One of the first SparkPress books in our Spring 2019 season is The House Children by Heidi Daniele, a YA crossover that begins in 1937, when Mary Margaret Joyce is born in the Tuam Home for unwed mothers. After spending her early years in an uncaring foster home, she is sentenced by a judge to an industrial school, where she is given the name Peg, and assigned the number 27. Amid one hundred other unwanted girls, Peg quickly learns the rigid routine of prayer, work, and silence under the watchful eye of Sister Constance. Her only respite is an annual summer holiday with a kind family in Galway.

At the tender age of thirteen, Peg accidentally learns the identity of her birthmother. Peg struggles with feelings of anger and abandonment, while her mother grapples with the shame of having borne a child out of wedlock. The tension between them mounts as Peg, now becoming a young adult, begins to make plans for her future beyond Ireland. Based on actual events, The House Children is a compelling story of familial love, shameful secrets, and life inside Ireland’s infamous industrial schools.

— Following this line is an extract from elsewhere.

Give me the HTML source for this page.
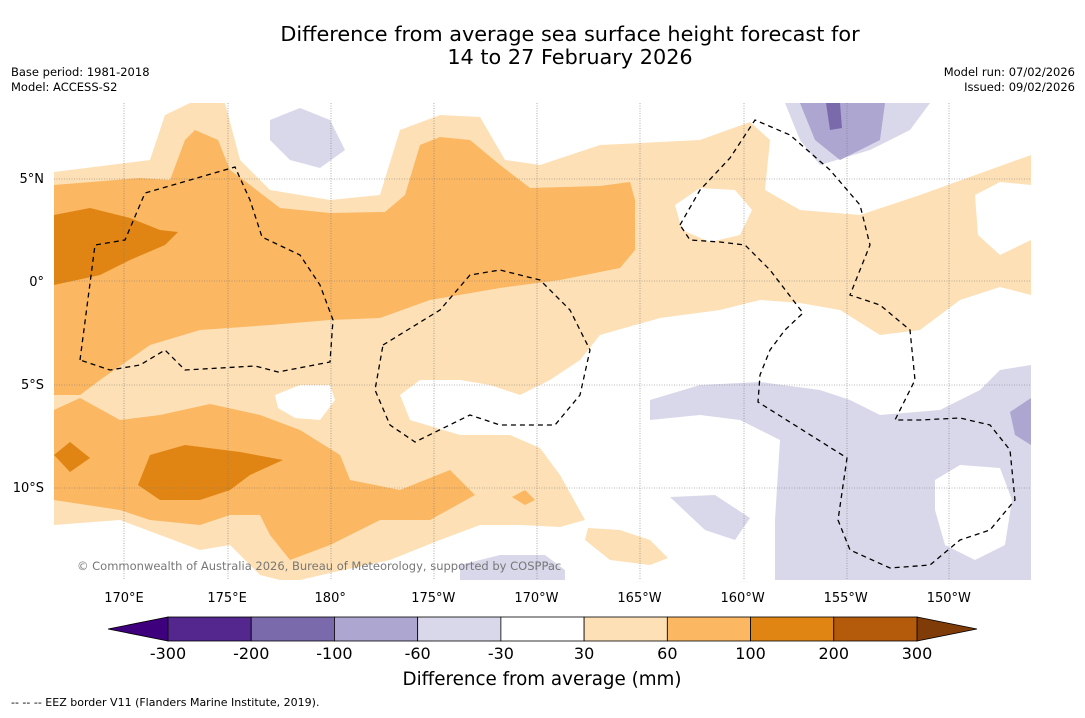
<!DOCTYPE html>
<html><head><meta charset="utf-8"><style>
body{margin:0;background:#fff;}
svg text{font-family:"DejaVu Sans","Liberation Sans",sans-serif;}
</style></head><body>
<svg id="fig" width="1085" height="713" viewBox="0 0 1085 713" xmlns="http://www.w3.org/2000/svg">
<rect width="1085" height="713" fill="#fff"/>
<text x="570" y="41" font-size="20.8" text-anchor="middle">Difference from average sea surface height forecast for</text>
<text x="570" y="64" font-size="20.8" text-anchor="middle">14 to 27 February 2026</text>
<text x="11" y="76" font-size="11.5">Base period: 1981-2018</text>
<text x="11" y="91" font-size="11.5">Model: ACCESS-S2</text>
<text x="1075" y="76" font-size="11.5" text-anchor="end">Model run: 07/02/2026</text>
<text x="1075" y="91" font-size="11.5" text-anchor="end">Issued: 09/02/2026</text>

<g id="map">
<clipPath id="mc"><rect x="54" y="103" width="977" height="477"/></clipPath>
<g clip-path="url(#mc)">
<polygon fill="#fde0b5" points="54,172 150,160 165,115 190,103 225,103 240,160 270,190 330,200 380,195 400,130 440,115 480,117 505,160 540,165 600,145 700,140 750,122 770,140 765,190 800,210 860,215 920,195 1031,155 1031,295 1000,287 960,300 920,330 880,335 840,310 800,303 760,300 720,310 660,318 600,335 580,360 550,380 520,395 490,385 460,380 420,380 400,395 410,420 460,435 510,435 540,448 560,475 585,520 560,527 520,525 480,525 440,540 390,560 330,573 300,580 54,580"/>
<polygon fill="#fff" points="275,395 300,385 330,385 335,400 320,420 295,418 278,408"/>
<polygon fill="#fff" points="675,205 700,188 735,190 752,210 740,235 710,242 682,230"/>
<polygon fill="#fff" points="975,195 1000,182 1031,185 1031,240 1000,255 978,235"/>
<polygon fill="#fff" points="54,525 120,520 200,550 230,545 260,575 280,580 54,580"/>
<polygon fill="#fde0b5" points="588,528 620,530 650,540 668,558 650,565 610,560 585,540"/>
<polygon fill="#fbb762" points="54,185 140,178 170,180 185,140 195,130 218,140 230,170 250,185 280,208 330,213 385,212 405,195 420,145 440,137 470,140 500,165 530,188 600,186 630,182 635,200 635,250 620,268 560,280 500,288 430,300 380,318 330,320 270,325 200,330 150,345 100,380 80,395 54,395"/>
<polygon fill="#fbb762" points="54,410 80,398 120,420 160,415 210,404 260,415 300,430 340,455 350,480 400,490 450,470 475,495 430,520 380,520 330,545 290,560 270,535 260,515 230,515 200,525 150,520 120,510 54,500"/>
<polygon fill="#e08514" points="54,215 90,208 130,218 160,230 178,232 165,245 130,260 100,275 54,285"/>
<polygon fill="#e08514" points="150,455 185,445 240,452 283,460 250,475 230,490 200,500 160,500 138,485"/>
<polygon fill="#e08514" points="54,455 70,442 90,458 70,472"/>
<polygon fill="#fbb762" points="512,497 525,490 535,500 525,505"/>
<polygon fill="#d8d8ea" points="270,120 300,108 330,120 345,150 320,168 290,160 270,140"/>
<polygon fill="#d8d8ea" points="785,103 930,103 910,130 870,150 820,165 800,140"/>
<polygon fill="#aca6d0" points="800,103 885,103 880,140 840,160 815,140"/>
<polygon fill="#7b6aab" points="826,103 840,103 842,128 830,130"/>
<polygon fill="#d8d8ea" points="650,400 700,385 760,382 820,390 850,400 880,415 940,410 980,390 1000,370 1031,365 1031,580 775,580 775,520 780,440 740,420 700,415 650,420"/>
<polygon fill="#fff" points="935,480 960,465 1000,468 1012,500 1005,545 975,560 945,545 935,510"/>
<polygon fill="#aca6d0" points="1010,412 1031,398 1031,445 1015,435"/>
<polygon fill="#d8d8ea" points="670,497 715,495 750,518 735,540 705,530"/>
<polygon fill="#d8d8ea" points="460,565 500,555 545,555 565,570 565,580 460,580"/>
<g stroke="#777" stroke-width="0.6" stroke-dasharray="1,1.5">
<line x1="124" y1="103" x2="124" y2="580"/><line x1="228" y1="103" x2="228" y2="580"/><line x1="331" y1="103" x2="331" y2="580"/><line x1="434" y1="103" x2="434" y2="580"/><line x1="537" y1="103" x2="537" y2="580"/><line x1="640" y1="103" x2="640" y2="580"/><line x1="744" y1="103" x2="744" y2="580"/><line x1="847" y1="103" x2="847" y2="580"/><line x1="949" y1="103" x2="949" y2="580"/>
<line x1="54" y1="179" x2="1031" y2="179"/><line x1="54" y1="281" x2="1031" y2="281"/><line x1="54" y1="385" x2="1031" y2="385"/><line x1="54" y1="488" x2="1031" y2="488"/>
</g>
<g fill="none" stroke="#000" stroke-width="1.3" stroke-dasharray="5,4">
<polyline points="80,360 95,245 125,240 145,193 235,167 250,200 262,237 300,255 320,285 333,320 330,362 278,372 255,366 185,370 165,350 140,365 110,370 80,360"/>
<polyline points="383,345 440,310 470,275 500,270 540,280 570,310 590,350 580,395 555,425 500,425 470,415 415,442 390,425 375,390 383,345"/>
<polyline points="680,225 700,190 730,158 755,120 790,135 830,170 860,205 870,245 850,295 880,305 910,330 915,380 895,420 920,420 960,418 990,425 1010,450 1015,500 990,530 960,540 930,565 890,568 850,550 838,520 847,458 758,402 760,375 770,350 785,330 803,313 770,270 745,245 720,242 690,240 680,225"/>
</g>
<text x="77" y="570" font-size="11.5" fill="#777">© Commonwealth of Australia 2026, Bureau of Meteorology, supported by COSPPac</text>
</g>
</g>
<g font-size="13" id="axes"></g>
<g id="cbar"></g>
<text x="542" y="685" font-size="18.3" text-anchor="middle">Difference from average (mm)</text>
<text x="11" y="706" font-size="11">--  --  -- EEZ border V11 (Flanders Marine Institute, 2019).</text>
</svg>
<script>
const lonLabels=["170°E","175°E","180°","175°W","170°W","165°W","160°W","155°W","150°W"];
const latLabels=["5°N","0°","5°S","10°S"];
const cbColors=["#54278f","#7b6aab","#aca6d0","#d8d8ea","#ffffff","#fde0b5","#fbb762","#e08514","#b35a0b"];
const cbTicks=["-300","-200","-100","-60","-30","30","60","100","200","300"];
const NS="http://www.w3.org/2000/svg";
const ax=document.getElementById('axes');
const lonX=i=>124+i*103.1, latY=i=>179+i*103;
lonLabels.forEach((l,i)=>{const t=document.createElementNS(NS,'text');t.setAttribute('x',lonX(i));t.setAttribute('y',602);t.setAttribute('text-anchor','middle');t.textContent=l;


ax.appendChild(t);});
latLabels.forEach((l,i)=>{const t=document.createElementNS(NS,'text');t.setAttribute('x',44);t.setAttribute('y',latY(i)+4);t.setAttribute('text-anchor','end');t.textContent=l;


ax.appendChild(t);});
const cb=document.getElementById('cbar');
const x0=168,w=(917-168)/cbColors.length,y0=617,h=24;
function tri(pts,fill){const p=document.createElementNS(NS,'polygon');p.setAttribute('points',pts);p.setAttribute('fill',fill);p.setAttribute('stroke','#000');p.setAttribute('stroke-width','0.8');


cb.appendChild(p);}
tri(`${x0},${y0} ${x0},${y0+h} 108,${y0+h/2}`,"#3f007d");
tri(`917,${y0} 917,${y0+h} 977,${y0+h/2}`,"#7f3b08");
cbColors.forEach((c,i)=>{const r=document.createElementNS(NS,'rect');r.setAttribute('x',x0+i*w);r.setAttribute('y',y0);r.setAttribute('width',w);r.setAttribute('height',h);r.setAttribute('fill',c);r.setAttribute('stroke','#000');r.setAttribute('stroke-width','0.8');


cb.appendChild(r);});
cbTicks.forEach((l,i)=>{const t=document.createElementNS(NS,'text');t.setAttribute('x',x0+i*w);t.setAttribute('y',659);t.setAttribute('font-size','16');t.setAttribute('text-anchor','middle');t.textContent=l;


cb.appendChild(t);});
</script>
</body></html>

Below, author Heidi Daniele shares the story behind her research for this novel and the process of writing about characters who actually existed.

Writing The House Children required a lot of research and imagination. My greatest challenge was to give the readers a genuine feel for the era and the characters.

The story is about children being raised in an industrial school, an Irish institution, similar to an orphanage. These institutions were rarely spoken about in Ireland until they became a political issue in 2000. The result was a report published by The Commission to Inquire into Child Abuse, which divulged many unknown facts about these facilities.

The internet also offered access to information that helped me with details about the location I was writing about. Old maps, photographs, and dated weather reports for Ballinasloe, Ireland were all available. Gathering this data allowed me to incorporate an accurate description of what the area looked like, along with the climate my characters lived in.

My desire to present the children in this institution as real people meant finding answers to many questions: Who were they? How did they get there? What was their experience?

I spent many months requesting records of former “inmates” (as they were called) from the many agencies that were involved in the lives of these children. The Sisters of Mercy, the Bon Secur nuns, the local courts, the Irish Society for the Prevention of Cruelty to Children, the Department of Education, and the General Assistance Department all played a role in overseeing their guardianship. The recordkeeping at these agencies was poor and the responses I received were often disappointing. Accidently, I discovered that submitting a request more than once could result in a response with additional or different information than I received originally—so I sent out my queries again and again.

The files full of data on my desk were getting thicker. The information was valuable, but it did little to provide me with the perspectives and emotions I needed to convey to bring my characters to life.

I began to seek out former residents of Saint Joseph’s Industrial School. Online message boards helped me make connections. I exchanged emails with daughters of women who had spent time there. Some of the women had emigrated to England, and some to the United States. One woman in New York agreed to meet me weekly for lunch to share some of her memories. The personal interaction peaked when three women agreed to spend a night at my home. It was a reunion of sorts for them, one came in from Boston, the other two, although both New Yorkers, hadn’t seen each other in years. Listening to them reminisce about their childhood in Saint Joseph’s provided me with the perspectives I needed.

I knew I couldn’t experience what they had been through, but I needed to get as close as I could to where they’d been, so I returned to Ballinasloe, where I’d first learned about Saint Joseph’s while attending a Golden Jubilee party to celebrate a family friend’s 50th year as a nun.

I did my best to walk in the shoes of the house children and tried to view the town from their eyes, while imagining it was the 1940s and 50s. I stood in front of the abandoned convent on Society Street and counted the windows. I hoisted myself up onto the wall and looked at the barren lot of land that was once the site of the school. I went into St. Michael’s Church, and when mass ended, I remained in the pew and imagined what it must have been like for those girls to come into this richly adorned place of worship. Before leaving the church, I pushed aside the red velvet curtain and stepped into the confessional. What sins could these poor girls possibly have committed? The sight of the Town Green reminded me of the stories the women shared about the one day a year of freedom they had—attending an annual fair, thanks to the generosity of Tofts Amusements. The townspeople were busy going about their business while I sat on a bench near the post office; I wondered how many of them remembered the house children.

Before leaving Ballinasloe, I met with the Sisters of Mercy. They kindly welcomed me into their home for tea. There were only four nuns there—long gone were the days of forty nuns living in the convent. Their willingness to share what they knew provided me with another dimension for my story.

A week later, I left Ireland, feeling I had what I needed to bring my characters to life.